# Placa base, procesador



## sil_ver55 (Feb 8, 2007)

Hola,
El otro dia sin mas se me apago el ordenador, enciendo de nuevo y saltó algo. Al final la fuente de alimentacion tenia reventado (el cristal roto y todo) el fusible de 6.3 Amp, compre otros pero de 6 amp y al probarla aun saltaba, y vi que el NTC le faltaba un cacho (lo deje para mas adelante).

Compre una fuente nueva (ATX), pero al instalarla no me arrancaba mi pc (placa para P4 gigabyte) y el interruptor de on cierra bien el swich de la placa encargado de encender la fuete, la fuente la probe en un p2 que tengo y arrancó bien.

Asi que supongo que se habra quemado algo de la placa base, que asi a simple vista no se ve nada. Con un multimetro he mirado en la placa y medido resistencias dandome la medida del conector de 5v stand by con tierra de unos 12 ohm (en la placa de mi p2 da unos cuantos kohm), por lo que creo que este en corto.

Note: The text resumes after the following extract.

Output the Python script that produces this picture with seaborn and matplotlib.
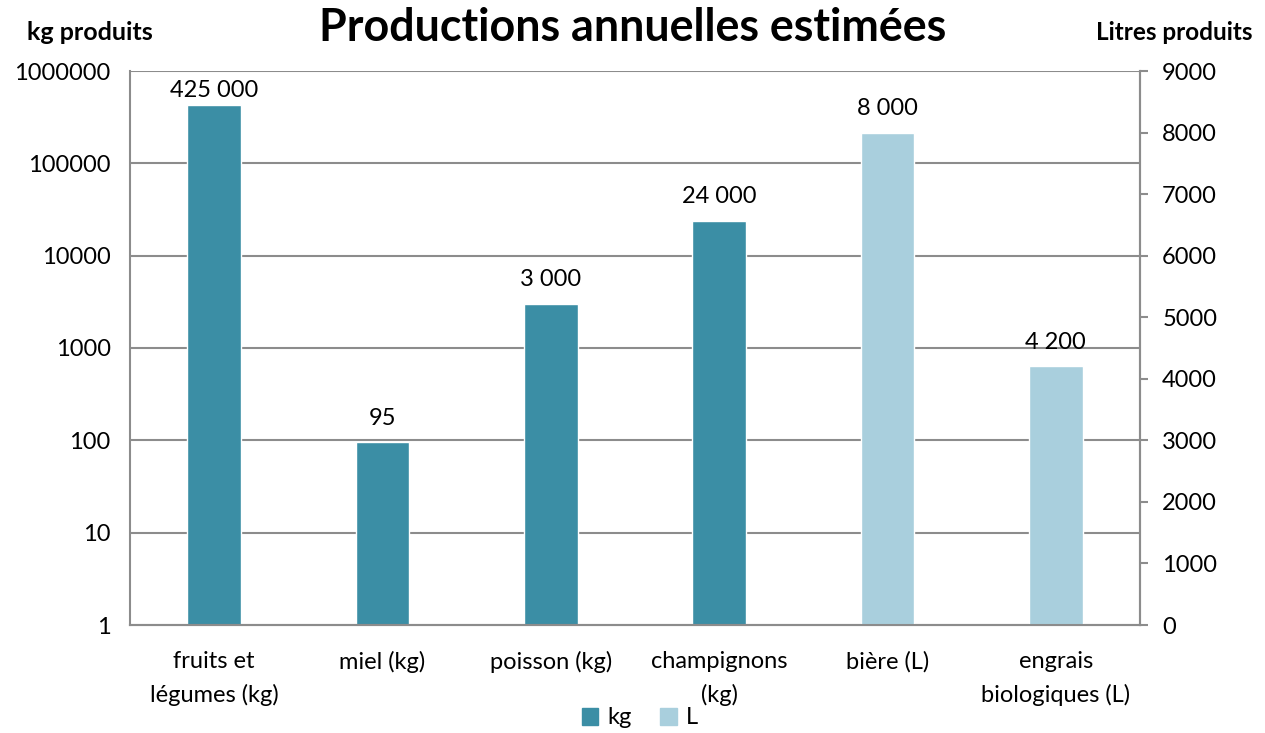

Y por ultimo el procesador no lo he mirado aun, pero me gustaria saber como puedo comprobar que no se ha quemado ni nada, ya que si es asi compraria una placa y un procesador mejor, pero si no solo compraria la placa.

Ultima pregunta: ¿habra podido ser causa de la tarjeta agp? esque es la unica tarjeta que no eh podido probar en el otro pc.

Gracias y disculpen por extenderme un poco.


----------



## yamazaky1984 (Feb 8, 2007)

La mejor manera es primero quita la tarjetea de video... dsisntalala y enciende el pc sin ella.. Cuando se trata de una falla de la tarjeta  ella no emitirá el pito de inicio de chequeo correcto del sistema.


----------



## sil_ver55 (Feb 8, 2007)

Si no arranca nada, no se enciende la fuente.

Acabo de dejar la placa sola sin micro ni memorias ni nada solo con el boton de encendido (tambien lo eh hecho con un jumper manualmente) y tampoco arranca.

No tiene ningun condensador ni nada aparentemente quemado ni reventado.


----------



## mcrven (Feb 19, 2007)

Amigo sil_ver55, revisa la circuitería relacionada con los 5V stanby, el la MB.
Según dices, la resistencia medida desde el pin a masa te muestra 12 ohm. Calculando, esto dice que debería ofrecer una carga de 420 mA aproximadamente. Si mal no recuerdo, la carga máxima soportada por esta línea es de tan solo 75 mA, en promedio.

Algo parece estar mal allí.

Espero haberte ayudado en algo. Suerte...


----------



## sil_ver55 (Feb 19, 2007)

Gracias por la respuesta, basicamente queria saber eso si estaria ahi el fallo.

Ya cambie de placa ya que lo necesitaba con rapidez, pero le hechare un ojo a ver que tal.

Gracias de nuevo.


----------